The Ancient of Days, one of Blake's most recognizable works, portrays a bearded, godlike figure kneeling on a flaming disk, measuring out a dark void with a golden compass. This figure is Urizen, a fictional deity invented by Blake who forms parts of the artist's complex mythology, embodying the spirit of reason and law: two concepts with a very vexed position in Blake's moral universe. Urizen features as a character in several of Blake's illuminated long poems, including Europe: A Prophecy, for which this illustration was created. There, and here, Urizen is a repressive force, impeding the positive power of imagination. This piece can thus be read in light of a famous line from another of Blake's long works, The Marriage of Heaven and Hell: "The tigers of wrath are wiser than the horses of instruction."
In many ways, Blake is the exemplar for our modern conception of the Romantic artist. He prized imagination above all else, describing it not as "a state" but as the essence of "human existence itself." Thus, as The Ancient of Days implies, he disdained attempts to rationally curtail or control the power of imagination. This is also clear from the annotated version of Sir Joshua Reynold's Discourses on Art (1769-91) which he produced around this time. Blake was highly critical of Reynolds, an older and more established artist who, as President of the Royal Academy of Arts, embodied what Blake saw as the formulaic and stultifying ideals of the academy; his teeming marginalia to Reynold's treatise serves in some ways as a conscious affront to these ideals.
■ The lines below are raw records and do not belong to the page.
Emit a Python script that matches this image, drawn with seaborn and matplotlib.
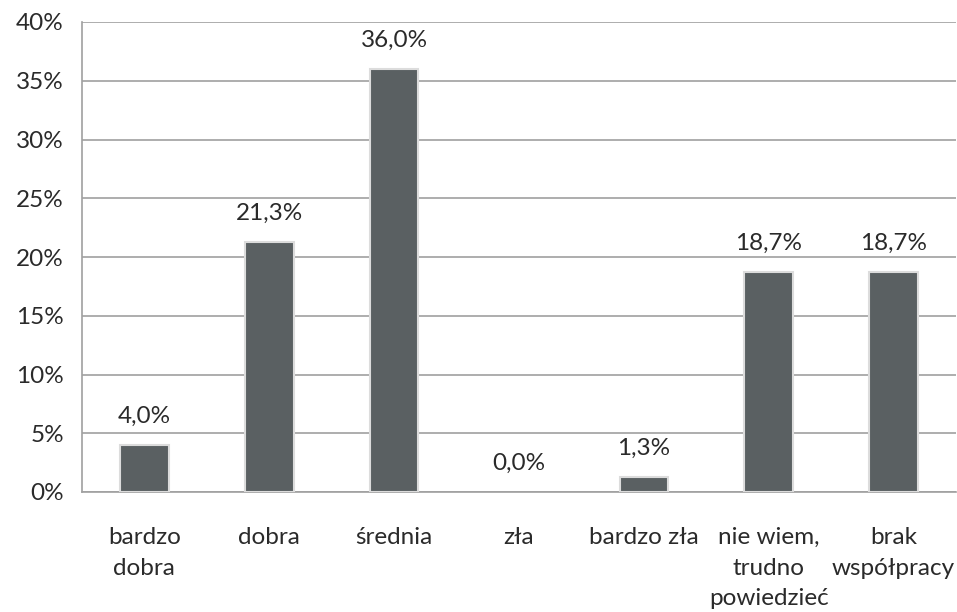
import matplotlib
matplotlib.use("Agg")
import matplotlib.pyplot as plt
import seaborn as sns
import pandas as pd
from matplotlib.ticker import FixedLocator, PercentFormatter

categories = ["bardzo\ndobra", "dobra", "średnia", "zła", "bardzo zła",
              "nie wiem,\ntrudno\npowiedzieć", "brak\nwspółpracy"]
values = [4.0, 21.3, 36.0, 0.0, 1.3, 18.7, 18.7]
value_labels = ["4,0%", "21,3%", "36,0%", "0,0%", "1,3%", "18,7%", "18,7%"]
yticks = [0, 5, 10, 15, 20, 25, 30, 35, 40]

sns.set_style("white")
plt.rcParams['font.family'] = ['Lato', 'DejaVu Sans']

df = pd.DataFrame({"cat": categories, "val": values})

fig = plt.figure(figsize=(9.57, 6.12), dpi=100)
ax = fig.add_axes([82/957, 1-492/612, 874/957, 470/612])

sns.barplot(data=df, x="cat", y="val", color="#5a6062", width=0.39,
            edgecolor="#dcdcdc", linewidth=1.5, saturation=1, ax=ax, zorder=3)
for p in ax.patches:
    if p.get_height() == 0:
        p.set_linewidth(0)

ax.set_ylim(0, 40)
ax.set_xlim(-0.5, len(categories) - 0.5)
ax.set_yticks(yticks)
ax.yaxis.set_major_formatter(PercentFormatter(decimals=0))
ax.yaxis.grid(True, color="#a0a0a0", linewidth=1.2, zorder=0)
ax.set_axisbelow(True)

fs = 17.5
ax.xaxis.set_major_locator(FixedLocator(range(len(categories))))
ax.set_xticklabels(categories, linespacing=1.58)
ax.xaxis.set_minor_locator(FixedLocator([i - 0.5 for i in range(len(categories) + 1)]))
ax.tick_params(axis="x", which="major", length=0, pad=25, labelsize=fs, labelcolor="#2a2a2a")
ax.tick_params(axis="x", which="minor", length=10, width=1.2, color="#a0a0a0", direction="out")
ax.tick_params(axis="y", length=10, width=1.2, color="#a0a0a0", direction="out",
               labelsize=fs, labelcolor="#2a2a2a", pad=3)

for s in ["top", "right"]:
    ax.spines[s].set_visible(False)
for s in ["left", "bottom"]:
    ax.spines[s].set_color("#a0a0a0")
    ax.spines[s].set_linewidth(1.2)

for i, (v, t) in enumerate(zip(values, value_labels)):
    ax.text(i, v + 2.45, t, ha="center", va="center", fontsize=fs, color="#2a2a2a")

ax.set_xlabel("")
ax.set_ylabel("")
fig.savefig("out.png", dpi=100)
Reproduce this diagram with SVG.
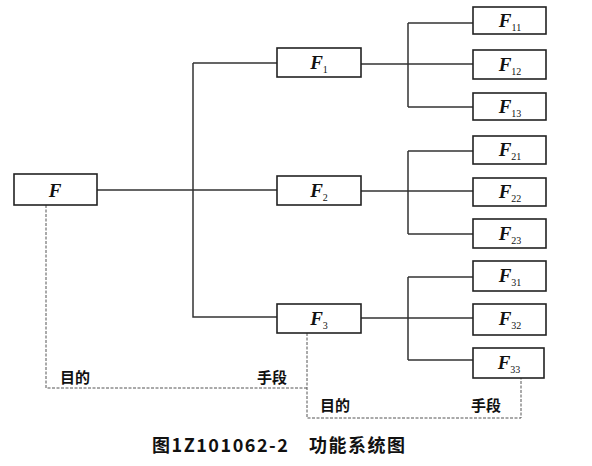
<svg xmlns="http://www.w3.org/2000/svg" width="592" height="466" viewBox="0 0 592 466">
<style>
.box{fill:#fff;stroke:#222;stroke-width:1.6}
.ln{fill:none;stroke:#333;stroke-width:1.5}
.dl{fill:none;stroke:#555;stroke-width:1;stroke-dasharray:3 1.5}
.lbl{font-family:"Liberation Serif",serif;font-style:italic;font-weight:bold;font-size:19px;fill:#111;text-anchor:middle}
.sub{font-style:normal;font-weight:normal;font-size:10px}
.cn{font-family:"Noto Sans CJK SC",sans-serif;font-weight:bold;font-size:15px;fill:#111}
.cap{font-family:"Noto Sans CJK SC",sans-serif;font-weight:bold;font-size:18px;fill:#111}
</style>
<rect width="592" height="466" fill="#fff"/>
<g id="connectors">
<path class="ln" d="M97 190H277M193 63V317H277M193 63H277"/>
<path class="ln" d="M361 64H473M408 23V107M408 23H473M408 107H473"/>
<path class="ln" d="M361 191H473M408 151V234M408 151H473M408 234H473"/>
<path class="ln" d="M361 318H473M408 277V360M408 277H473M408 360H473"/>
<path class="dl" d="M46 205V388H307"/>
<path class="dl" d="M307 333V418H521V378"/>
</g>
<g id="F"><rect class="box" x="14" y="174" width="83" height="31"/><text class="lbl" x="55" y="197">F</text></g>
<g id="F1"><rect class="box" x="277" y="48" width="84" height="29"/><text class="lbl" x="319" y="69">F<tspan class="sub" dy="4">1</tspan></text></g>
<g id="F2"><rect class="box" x="277" y="176" width="84" height="29"/><text class="lbl" x="319" y="197">F<tspan class="sub" dy="4">2</tspan></text></g>
<g id="F3"><rect class="box" x="277" y="304" width="84" height="29"/><text class="lbl" x="319" y="325">F<tspan class="sub" dy="4">3</tspan></text></g>
<g id="F11"><rect class="box" x="473" y="7" width="73" height="27"/><text class="lbl" x="510" y="27">F<tspan class="sub" dy="4">11</tspan></text></g>
<g id="F12"><rect class="box" x="473" y="50" width="73" height="29"/><text class="lbl" x="510" y="71">F<tspan class="sub" dy="4">12</tspan></text></g>
<g id="F13"><rect class="box" x="473" y="93" width="73" height="27"/><text class="lbl" x="510" y="113">F<tspan class="sub" dy="4">13</tspan></text></g>
<g id="F21"><rect class="box" x="473" y="136" width="73" height="28"/><text class="lbl" x="510" y="156">F<tspan class="sub" dy="4">21</tspan></text></g>
<g id="F22"><rect class="box" x="473" y="178" width="73" height="28"/><text class="lbl" x="510" y="198">F<tspan class="sub" dy="4">22</tspan></text></g>
<g id="F23"><rect class="box" x="473" y="219" width="73" height="29"/><text class="lbl" x="510" y="240">F<tspan class="sub" dy="4">23</tspan></text></g>
<g id="F31"><rect class="box" x="473" y="261" width="73" height="30"/><text class="lbl" x="510" y="282">F<tspan class="sub" dy="4">31</tspan></text></g>
<g id="F32"><rect class="box" x="473" y="304" width="73" height="31"/><text class="lbl" x="510" y="325">F<tspan class="sub" dy="4">32</tspan></text></g>
<g id="F33"><rect class="box" x="473" y="348" width="71" height="30"/><text class="lbl" x="509" y="369">F<tspan class="sub" dy="4">33</tspan></text></g>
<g id="labels">
<text class="cn" x="60" y="383">目的</text>
<text class="cn" x="257" y="383">手段</text>
<text class="cn" x="320" y="411">目的</text>
<text class="cn" x="471" y="411">手段</text>
<text class="cap" x="152" y="452" textLength="253" lengthAdjust="spacing">图1Z101062-2　功能系统图</text>
</g>
</svg>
But if The Ancient of Days also encapsulates the rational spirit Blake was wary of, the undeniable majesty of the figure also reflects his belief in human beings' visionary power, just as his famous and beautiful line from Auguries of Innocence compels the reader "To see a World in a Grain of Sand/ And a Heaven in a Wild Flower/ Hold Infinity in the palm of your hand/ And Eternity in an hour".
With his oppositional critiques of the art establishment, Blake set the stage for artists later in the nineteenth century, like the French painters Gustave Courbet and Édouard Manet, who deliberately set about to challenge academic paradigms. The Ancient of Days sums up something of the spirit Blake was opposing, but also of the spirit he was endorsing. It is also known to have been one of his favorite images, an example of his early work, but also one of his last works, as he painted a copy of it in bed shortly before his death.
This piece, like Songs of Innocence and Experience, was made using Blake's illuminated printing technique. It seems to portray two cherubim, one of whom holds a baby, on white horses in a darkened sky, jumping over a prostrated female figure. The image is generally understood as an interpretation of a passage from Shakespeare's Macbeth: "And pity, like a naked new-born babe,/ Striding the blast, or heaven's cherubin, hors'd/ Upon the sightless couriers of the air,/ Shall blow the horrid deed in every eye".
Blake's use of blues and greens, contrasting with the whites of the figures, grants the work a nocturnal, dreamlike quality. Indeed, some scholars have questioned the extent to which the piece draws on Shakespeare's verse, suggesting instead that it might depict figures from Blake's own imaginative pantheon, as its visionary intensity seems to imply. The figure turning away from the viewer might be the god Urizen, for example, the face leaning down from the horse that of Los, an oppositional force to Urizen but also his prophet on earth, who has taken on the female form of Pity - often embodied in the character of his partner, Enitharmion - to enact Urizen's will. The woman below might be Eve, fulfilling the biblical prophecy that "in sorrow thou shalt bring forth children" by generating the miniaturized male figure cradled in Los's arms. By this reading, Pity represents the fall of man, in particular the moment when he becomes aware of his sexuality, and his subjugation to God.
Through mythological and literary-inspired works such as Pity, Blake would exert an immense influence on the course of post-Romantic art, including on the Pre-Raphaelites, who often drew on literary and Shakespearean themes, as in John Everett Millais's Ophelia (1851) and John William Waterhouse's Miranda (1916). The hallucinatory quality of works such as Pity, meanwhile, along with their apparent deep allegorical significance, would have a profound effect on movements such as Symbolism and Surrealism.